═══ DATA LINES

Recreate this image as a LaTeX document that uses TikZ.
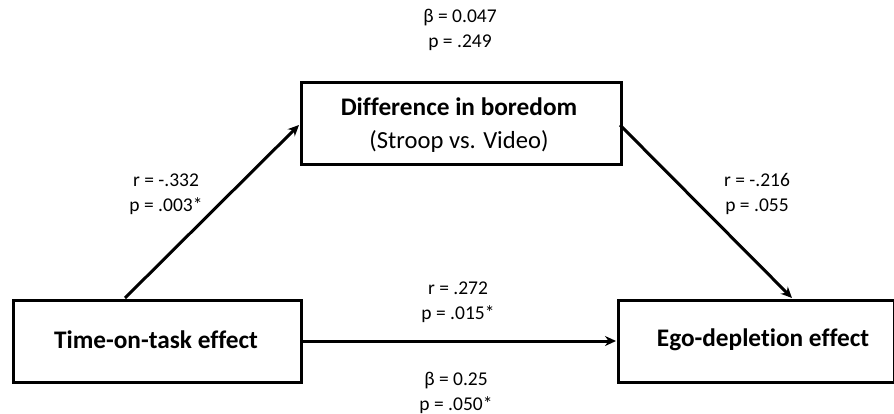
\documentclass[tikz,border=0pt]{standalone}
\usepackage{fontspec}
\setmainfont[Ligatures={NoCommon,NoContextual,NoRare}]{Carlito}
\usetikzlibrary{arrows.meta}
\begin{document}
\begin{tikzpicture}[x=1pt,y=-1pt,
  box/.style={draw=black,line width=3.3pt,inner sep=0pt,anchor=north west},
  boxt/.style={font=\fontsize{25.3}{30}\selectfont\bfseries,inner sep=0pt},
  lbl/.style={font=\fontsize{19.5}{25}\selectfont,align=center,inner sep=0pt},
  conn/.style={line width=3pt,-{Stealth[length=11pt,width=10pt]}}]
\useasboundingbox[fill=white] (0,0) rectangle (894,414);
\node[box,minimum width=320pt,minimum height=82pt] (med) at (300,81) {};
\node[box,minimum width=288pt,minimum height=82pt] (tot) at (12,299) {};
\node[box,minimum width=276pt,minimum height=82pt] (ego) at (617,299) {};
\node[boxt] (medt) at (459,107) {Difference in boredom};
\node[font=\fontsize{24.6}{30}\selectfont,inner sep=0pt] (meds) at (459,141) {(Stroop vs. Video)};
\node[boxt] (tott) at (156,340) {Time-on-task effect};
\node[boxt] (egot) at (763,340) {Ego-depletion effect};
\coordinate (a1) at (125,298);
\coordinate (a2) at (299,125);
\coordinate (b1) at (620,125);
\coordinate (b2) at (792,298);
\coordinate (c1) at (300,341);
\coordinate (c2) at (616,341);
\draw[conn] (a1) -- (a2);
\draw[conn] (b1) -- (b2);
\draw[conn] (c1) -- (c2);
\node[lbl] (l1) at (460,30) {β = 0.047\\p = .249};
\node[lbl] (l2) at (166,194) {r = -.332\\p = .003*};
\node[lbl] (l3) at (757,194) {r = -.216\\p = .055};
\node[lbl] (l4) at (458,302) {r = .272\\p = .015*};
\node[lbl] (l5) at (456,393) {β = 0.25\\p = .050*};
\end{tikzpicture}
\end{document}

══════

**WRITTEN REQUEST**.
Transcribe the listing in full. Omit the pictures and keep every line exact.

**RESPONSE**.
Recreate this image as a LaTeX document that uses TikZ.
\documentclass[tikz,border=0pt]{standalone}
\usepackage{fontspec}
\setmainfont[Ligatures={NoCommon,NoContextual,NoRare}]{Carlito}
\usetikzlibrary{arrows.meta}
\begin{document}
\begin{tikzpicture}[x=1pt,y=-1pt,
  box/.style={draw=black,line width=3.3pt,inner sep=0pt,anchor=north west},
  boxt/.style={font=\fontsize{25.3}{30}\selectfont\bfseries,inner sep=0pt},
  lbl/.style={font=\fontsize{19.5}{25}\selectfont,align=center,inner sep=0pt},
  conn/.style={line width=3pt,-{Stealth[length=11pt,width=10pt]}}]
\useasboundingbox[fill=white] (0,0) rectangle (894,414);
\node[box,minimum width=320pt,minimum height=82pt] (med) at (300,81) {};
\node[box,minimum width=288pt,minimum height=82pt] (tot) at (12,299) {};
\node[box,minimum width=276pt,minimum height=82pt] (ego) at (617,299) {};
\node[boxt] (medt) at (459,107) {Difference in boredom};
\node[font=\fontsize{24.6}{30}\selectfont,inner sep=0pt] (meds) at (459,141) {(Stroop vs. Video)};
\node[boxt] (tott) at (156,340) {Time-on-task effect};
\node[boxt] (egot) at (763,340) {Ego-depletion effect};
\coordinate (a1) at (125,298);
\coordinate (a2) at (299,125);
\coordinate (b1) at (620,125);
\coordinate (b2) at (792,298);
\coordinate (c1) at (300,341);
\coordinate (c2) at (616,341);
\draw[conn] (a1) -- (a2);
\draw[conn] (b1) -- (b2);
\draw[conn] (c1) -- (c2);
\node[lbl] (l1) at (460,30) {β = 0.047\\p = .249};
\node[lbl] (l2) at (166,194) {r = -.332\\p = .003*};
\node[lbl] (l3) at (757,194) {r = -.216\\p = .055};
\node[lbl] (l4) at (458,302) {r = .272\\p = .015*};
\node[lbl] (l5) at (456,393) {β = 0.25\\p = .050*};
\end{tikzpicture}
\end{document}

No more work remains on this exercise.